Symposium Brings Computer-Aided Drug Design Experts Together
More than 200 attendees joined in person or virtually for biannual event.
By Andrew Tie
June 29, 2023
The University of Maryland School of Pharmacy (UMSOP) hosted researchers interested in the field of drug design for the Computer-Aided Drug Design (CADD) Symposium on May 25 in Pharmacy Hall.
The symposium was designed to facilitate collaborations between the School’s CADD Center in the Department of Pharmaceutical Sciences (PSC) and other researchers at the University of Maryland, Baltimore, throughout the University System of Maryland, and beyond. The event targeted scientists who work with both small molecules and protein-based drugs, including graduate students, postdoctoral fellows, and researchers and educators from academia, government, and industry.
A collection of local and external speakers, including computational chemists and experimentalists, presented recent developments in drug design and development, as well as emerging areas of biology and chemistry that represent future drug discovery targets.
“The CADD Symposium showcases cutting-edge research that is pushing the frontiers of drug design and the future of health care,” said Alexander MacKerell, PhD, Grollman-Glick Professor of Pharmaceutical Sciences and director of the CADD Center.
Nearly 200 researchers from academia, government, and industry attended the symposium with virtual participants in Bangladesh, Ethiopia, France, India, Nigeria, Pakistan, the Philippines, and Turkey.
The day-long CADD symposium included oral and poster presentations, as well as the Ellis S. Grollman Lecture in Pharmaceutical Sciences. This year’s Grollman Lecture, titled “Leveraging Molecular Dynamics Simulations and AI Tools to Inform the Development of Safer Opioid Medications,” was given by Marta Filizola, PhD, dean of the Graduate School of Biomedical Sciences and Sharon & Frederick A. Klingenstein-Nathan G. Kase, MD Professor at the Icahn School of Medicine at Mount Sinai.
The CADD Symposium is a biannual event supported, in part, by UMSOP with outside support from Early Charm Ventures and SilcsBio LLC.

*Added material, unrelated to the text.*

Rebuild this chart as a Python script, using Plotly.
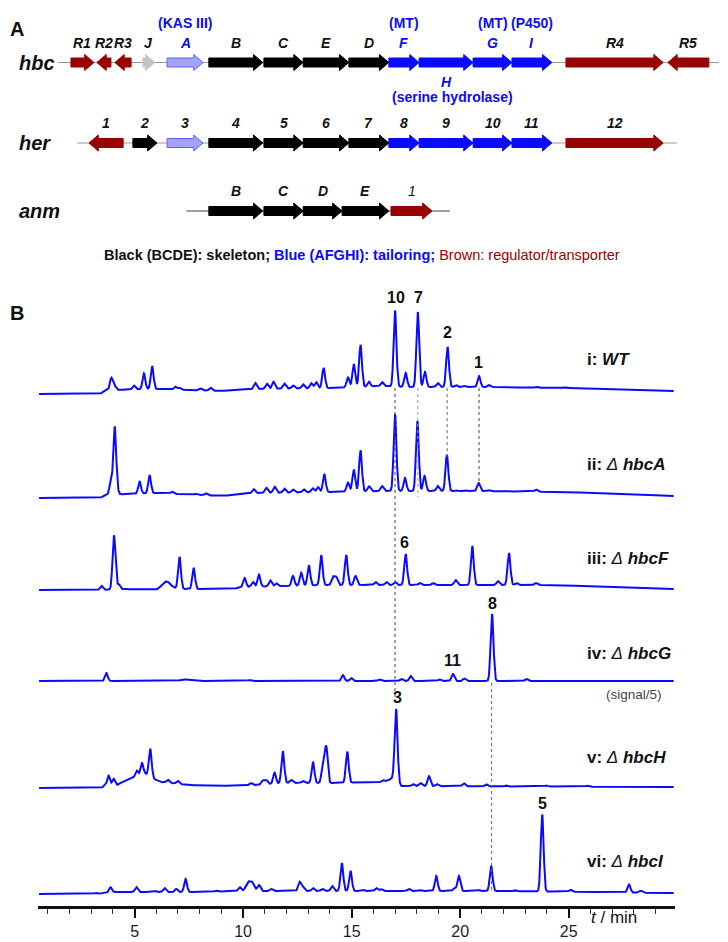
import numpy as np
import plotly.graph_objects as go

FONT = "Liberation Sans, Arial, sans-serif"
BLUE = "#0a0aff"
BROWN = "#990000"

# the page puts the figure 8px in from the top-left corner
PAGE_OFF = 8
W, H = 728 - PAGE_OFF, 942 - PAGE_OFF

# ---------------- Panel A: gene clusters (positions in kb) ----------------
HBC_GENES = [
    ("R1", 0.36, 1.00, 1, "brown"), ("R2", 1.08, 1.47, -1, "brown"),
    ("R3", 1.58, 2.03, -1, "brown"), ("J", 2.36, 2.69, 1, "gray"),
    ("A", 3.03, 4.03, 1, "light"), ("B", 4.19, 5.69, 1, "black"),
    ("C", 5.72, 6.81, 1, "black"), ("E", 6.81, 8.08, 1, "black"),
    ("D", 8.08, 9.19, 1, "black"), ("F", 9.19, 10.03, 1, "blue"),
    ("H", 10.03, 11.53, 1, "blue"), ("G", 11.53, 12.61, 1, "blue"),
    ("I", 12.61, 13.72, 1, "blue"), ("R4", 14.11, 16.81, 1, "brown"),
    ("R5", 16.94, 18.08, -1, "brown"),
]
HER_GENES = [
    ("1", 0.86, 1.81, -1, "brown"), ("2", 2.08, 2.75, 1, "black"),
    ("3", 3.03, 4.03, 1, "light"), ("4", 4.19, 5.69, 1, "black"),
    ("5", 5.72, 6.81, 1, "black"), ("6", 6.81, 8.08, 1, "black"),
    ("7", 8.08, 9.19, 1, "black"), ("8", 9.19, 10.03, 1, "blue"),
    ("9", 10.03, 11.53, 1, "blue"), ("10", 11.53, 12.61, 1, "blue"),
    ("11", 12.61, 13.72, 1, "blue"), ("12", 14.11, 16.81, 1, "brown"),
]
ANM_GENES = [
    ("B", 4.19, 5.69, 1, "black"), ("C", 5.72, 6.81, 1, "black"),
    ("D", 6.81, 7.89, 1, "black"), ("E", 7.89, 9.19, 1, "black"),
    ("1", 9.25, 10.39, 1, "brown"),
]
CLUSTER_NAMES = ["hbc", "her", "anm"]
CLUSTER_SPANS = [(0.0, 18.36), (0.53, 17.19), (3.56, 10.89)]
HBC_BLUE_LABELS = {"A", "F", "G", "I", "H"}
FUNCTION_NOTES = [("(KAS III)", 3.53), ("(MT)", 9.61), ("(MT)", 12.07), ("(P450)", 13.17)]

# ---------------- Panel B: chromatograms (t in min, heights) ----------------
T_START, T_END = 0.6, 29.85
TRACE_NAMES = ["<b>i: <i>WT</i></b>", "<b>ii: </b><i>Δ</i> <b><i>hbcA</i></b>",
               "<b>iii: </b><i>Δ</i> <b><i>hbcF</i></b>", "<b>iv: </b><i>Δ</i> <b><i>hbcG</i></b>",
               "<b>v: </b><i>Δ</i> <b><i>hbcH</i></b>", "<b>vi: </b><i>Δ</i> <b><i>hbcI</i></b>"]
OFFSETS = [512, 408, 316, 225, 118, 12]

BASE_WT = [(0.5, 0), (3.4, 0), (3.7, 4), (6, 5), (9, 3), (10.5, 5), (14, 6), (16.5, 8),
           (17.5, 7), (21, 7), (25, 6), (29.9, 3)]
PEAKS_WT = [(3.93, 12), (4.08, 4), (4.97, 4), (5.43, 16), (5.81, 23), (6.87, 3), (7.07, 2),
            (8.04, 2), (8.5, 3), (10.56, 6), (11.1, 5), (11.4, 7), (11.9, 5), (12.3, 3),
            (12.76, 4), (13.14, 5), (13.37, 6), (13.71, 20), (14.83, 10), (15.1, 23),
            (15.41, 42), (15.8, 5), (16.4, 4), (17.0, 76), (17.49, 14), (18.05, 75),
            (18.38, 15), (18.97, 4), (19.42, 40), (19.8, 2), (20.2, 1), (20.87, 11),
            (21.33, 2), (23.5, 1), (24.8, 1)]

BASE_A = [(0.5, 0), (3.4, 0), (3.7, 3), (6, 5), (9, 2), (10.5, 5), (14, 6), (16.5, 7),
          (21, 7), (25, 6), (29.9, 2)]
PEAKS_A = [(3.9, 12), (4.08, 66), (4.18, 6), (5.23, 12), (5.69, 18), (6.73, 2), (7.84, 1),
           (8.3, 2), (10.48, 4), (11.07, 5), (11.45, 6), (11.9, 4), (12.3, 3), (12.79, 3),
           (13.2, 4), (13.45, 5), (13.74, 18), (14.83, 9), (15.1, 22), (15.41, 41),
           (15.8, 5), (16.4, 5), (17.0, 77), (17.46, 13), (18.03, 70), (18.36, 15),
           (18.97, 5), (19.39, 36), (19.8, 1), (20.2, 1), (20.85, 8), (21.33, 1), (23.5, 2)]

BASE_F = [(0.5, 0), (3.3, 0), (4.5, 1), (6, 0), (6.8, 1), (9.5, 1), (10, 3), (14, 5),
          (17, 5), (20, 5), (24, 5), (29.9, 1)]
PEAKS_F = [(3.47, 4), (4.05, 54), (4.27, 5), (6.46, 8, 0.2), (7.07, 32), (7.72, 21),
           (10.07, 9), (10.45, 5), (10.73, 12), (11.25, 6), (11.53, 3), (12.3, 10),
           (12.68, 13), (13.03, 20), (13.6, 30), (14.14, 8), (14.29, 8), (14.75, 30),
           (15.18, 9), (16.1, 3), (16.6, 3), (17.0, 3), (17.49, 31), (18.14, 2),
           (18.75, 2), (19.79, 5), (20.56, 39), (21.74, 4), (22.25, 32), (22.59, 2), (23.5, 2)]

BASE_G = [(0.5, 0), (29.9, 0)]
PEAKS_G = [(3.7, 8), (7.3, 1.5, 0.2), (10.3, 1), (14.6, 6), (14.98, 3), (16.3, 1.5),
           (17.29, 2), (17.72, 5), (19.05, 1.5), (19.67, 7), (20.2, 2.5), (21.47, 67), (23.05, 2)]

BASE_H = [(0.5, 0), (3.5, 0), (4.2, 3), (4.6, 8), (5.5, 14), (5.9, 9), (6.2, 6), (7.5, 3),
          (9, 2), (10.5, 3), (12, 5), (14, 5), (16.5, 6), (16.9, 10), (17.3, 2), (29.9, 1)]
PEAKS_H = [(3.62, 2), (3.8, 11), (4.03, 7), (5.1, 6), (5.34, 12), (5.72, 28), (6.53, 3),
           (6.99, 3), (10.37, 2), (10.91, 4), (11.07, 4), (11.45, 11), (11.83, 32),
           (12.22, 3), (12.76, 2), (13.22, 21), (13.68, 20), (13.83, 36), (14.8, 31),
           (16.45, 2), (17.05, 72), (17.83, 2), (18.17, 3), (18.56, 10), (18.93, 2),
           (20.17, 3), (21.2, 2), (22.1, 1), (23.97, 1), (25.88, 1)]

BASE_I = [(0.5, 0), (3.2, 0), (4, 2), (8, 2), (10, 3), (14, 3), (18, 3), (22, 3), (29.9, 1)]
PEAKS_I = [(3.23, 1), (3.89, 5), (5.08, 5), (5.92, 1), (6.38, 4), (6.92, 3), (7.35, 13),
           (8.76, 1), (9.84, 4), (10.22, 8, 0.1), (10.42, 8, 0.1), (10.73, 6), (11.3, 2),
           (12.6, 9), (12.76, 4), (13.22, 3), (13.65, 2), (14.1, 5), (14.55, 28),
           (14.95, 20), (15.52, 1), (16.14, 3), (16.36, 2), (17.64, 2), (18.14, 1),
           (18.9, 15), (19.74, 3), (19.94, 15), (20.82, 1), (21.43, 25), (22.51, 1),
           (23.78, 77), (25.08, 2), (27.78, 8), (28.32, 2)]

BASELINES = [BASE_WT, BASE_A, BASE_F, BASE_G, BASE_H, BASE_I]
PEAK_LISTS = [PEAKS_WT, PEAKS_A, PEAKS_F, PEAKS_G, PEAKS_H, PEAKS_I]

# compound numbers: (label, t, y)
COMPOUND_LABELS = [("10", 17.03, 608), ("7", 18.09, 608), ("2", 19.42, 573), ("1", 20.85, 543),
                   ("6", 17.44, 364), ("8", 21.5, 303), ("11", 19.65, 246), ("3", 17.12, 209),
                   ("5", 23.8, 103)]
# dotted guide lines: (t, y_top, y_bottom, color)
GUIDES = [(17.0, 518, 206, "#444"), (18.05, 518, 409, "#999"), (19.4, 518, 449, "#666"),
          (20.87, 518, 423, "#444"), (21.45, 223, 16, "#666")]

COLORS = {"brown": (BROWN, BROWN), "black": ("#000", "#000"), "blue": (BLUE, BLUE),
          "light": ("#a3a3ff", "#6060ff"), "gray": ("#c4c4c4", "#c4c4c4")}
ROW_Y = [62.5, 143, 211]
BODY, HEAD, HEAD_LEN = 4.5, 8.0, 0.26


def arrow(start, end, strand, y):
    hl = min(HEAD_LEN, (end - start) * 0.8)
    if strand > 0:
        xs = [start, end - hl, end - hl, end, end - hl, end - hl, start, start]
    else:
        xs = [end, start + hl, start + hl, start, start + hl, start + hl, end, end]
    ys = [y - BODY, y - BODY, y - HEAD, y, y + HEAD, y + BODY, y + BODY, y - BODY]
    return xs, ys


def px_x(px):
    return (px - PAGE_OFF) / W


def px_y(py):
    return (H - (py - PAGE_OFF)) / H


fig = go.Figure()
annotations = []

for row, (name, genes, span) in enumerate(zip(CLUSTER_NAMES, [HBC_GENES, HER_GENES, ANM_GENES], CLUSTER_SPANS)):
    y = ROW_Y[row]
    fig.add_trace(go.Scatter(x=list(span), y=[y, y], mode="lines", xaxis="x2", yaxis="y2",
                             line=dict(color="#999" if row < 2 else "#444", width=1),
                             hoverinfo="skip"))
    for label, s, e, strand, kind in genes:
        xs, ys = arrow(s, e, strand, y)
        fill, edge = COLORS[kind]
        fig.add_trace(go.Scatter(x=xs, y=ys, mode="lines", fill="toself", fillcolor=fill,
                                 line=dict(color=edge, width=1), xaxis="x2", yaxis="y2",
                                 hoverinfo="skip"))
        color = BLUE if (row == 0 and label in HBC_BLUE_LABELS) else "#111"
        ly = y + 19 if (row == 0 and label == "H") else y - 20
        txt = f"<b><i>{label}</i></b>" if not (row == 2 and label == "1") else f"<i>{label}</i>"
        annotations.append(dict(x=(s + e) / 2, y=ly, xref="x2", yref="y2", text=txt,
                                showarrow=False, font=dict(family=FONT, size=14, color=color)))
    annotations.append(dict(x=-1.14, y=y, xref="x2", yref="y2", text=f"<b><i>{name}</i></b>",
                            xanchor="left", showarrow=False,
                            font=dict(family=FONT, size=20, color="#111")))

for note, xc in FUNCTION_NOTES:
    annotations.append(dict(x=xc, y=23, xref="x2", yref="y2", text=f"<b>{note}</b>",
                            showarrow=False, font=dict(family=FONT, size=14, color=BLUE)))
annotations.append(dict(x=10.95, y=97, xref="x2", yref="y2", text="<b>(serine hydrolase)</b>",
                        showarrow=False, font=dict(family=FONT, size=14, color=BLUE)))
annotations.append(dict(x=px_x(362), y=255, xref="paper", yref="y2",
                        text="<b>Black (BCDE): skeleton; </b><span style='color:%s'><b>Blue (AFGHI): tailoring; </b></span>"
                             "<span style='color:%s'>Brown: regulator/transporter</span>" % (BLUE, BROWN),
                        showarrow=False, font=dict(family=FONT, size=14.5, color="#111")))
annotations.append(dict(x=px_x(8), y=px_y(16), xref="paper", yref="paper", xanchor="left",
                        text="<b>A</b>", showarrow=False, font=dict(family=FONT, size=20, color="#111")))
annotations.append(dict(x=px_x(8), y=px_y(300), xref="paper", yref="paper", xanchor="left",
                        text="<b>B</b>", showarrow=False, font=dict(family=FONT, size=20, color="#111")))

# chromatograms
t = np.arange(T_START, T_END, 0.01)
for off, base, peaks in zip(OFFSETS, BASELINES, PEAK_LISTS):
    bt, bv = zip(*base)
    sig = np.interp(t, bt, bv).astype(float)
    for p in peaks:
        w = p[2] if len(p) > 2 else 0.065
        sig += p[1] * np.exp(-0.5 * ((t - p[0]) / w) ** 2)
    fig.add_trace(go.Scatter(x=t, y=off + sig, mode="lines", line=dict(color=BLUE, width=2),
                             hoverinfo="skip"))

shapes = []
for tg, y0, y1, col in GUIDES:
    shapes.append(dict(type="line", xref="x", yref="y", x0=tg, x1=tg, y0=y0, y1=y1,
                       line=dict(color=col, width=1, dash="dot")))

for lab, tx, ty in COMPOUND_LABELS:
    annotations.append(dict(x=tx, y=ty, xref="x", yref="y", text=f"<b>{lab}</b>", showarrow=False,
                            font=dict(family=FONT, size=16, color="#111")))

for name, off, dy in zip(TRACE_NAMES, OFFSETS, [34, 33, 32, 28, 31, 33]):
    annotations.append(dict(x=25.75, y=off + dy, xref="x", yref="y", text=name, xanchor="left",
                            showarrow=False, font=dict(family=FONT, size=17, color="#111")))
annotations.append(dict(x=28.0, y=212, xref="x", yref="y", text="(signal/5)", showarrow=False,
                        font=dict(family=FONT, size=13.5, color="#444")))
annotations.append(dict(x=27.1, y=px_y(929), xref="x", yref="paper", text="<i>t</i> / min",
                        showarrow=False, font=dict(family=FONT, size=17, color="#111")))

# panel B: 1 y-unit = 1 px, axis line at page y=906
Y_TOP = 630
fig.update_layout(
    width=W, height=H, margin=dict(l=0, r=0, t=0, b=0),
    paper_bgcolor="white", plot_bgcolor="white", showlegend=False,
    xaxis=dict(domain=[px_x(38), px_x(675)], range=[0.55, 29.9], showgrid=False, zeroline=False,
               showline=True, linewidth=3, linecolor="#111", ticks="outside", ticklen=9,
               tickwidth=2, tickcolor="#111", tick0=0, dtick=5,
               tickfont=dict(family=FONT, size=16, color="#222"),
               minor=dict(dtick=1, ticks="outside", ticklen=5, tickwidth=1, tickcolor="#333")),
    yaxis=dict(domain=[px_y(906), px_y(906 - Y_TOP)], range=[0, Y_TOP], visible=False),
    xaxis2=dict(domain=[0, 1], range=[(PAGE_OFF - 58) / 36, (728 - 58) / 36], visible=False,
                anchor="y2"),
    yaxis2=dict(domain=[px_y(280), 1], range=[280, PAGE_OFF], visible=False, anchor="x2"),
    annotations=annotations, shapes=shapes,
)

fig.write_html("out.html")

“I was impressed with the symposium, which brought together prominent scientists in the CADD field and facilitated thoughtful discussion,” said Asuka Orr, PhD, a postdoctoral fellow at UMSOP who gave an oral presentation at the symposium. “CADD is becoming increasingly powerful in understanding and predicting the effects of drug molecules. The presentations at the symposium showed how combining computational and experimental techniques allows us to bridge knowledge gaps that cannot be addressed by experiments alone.”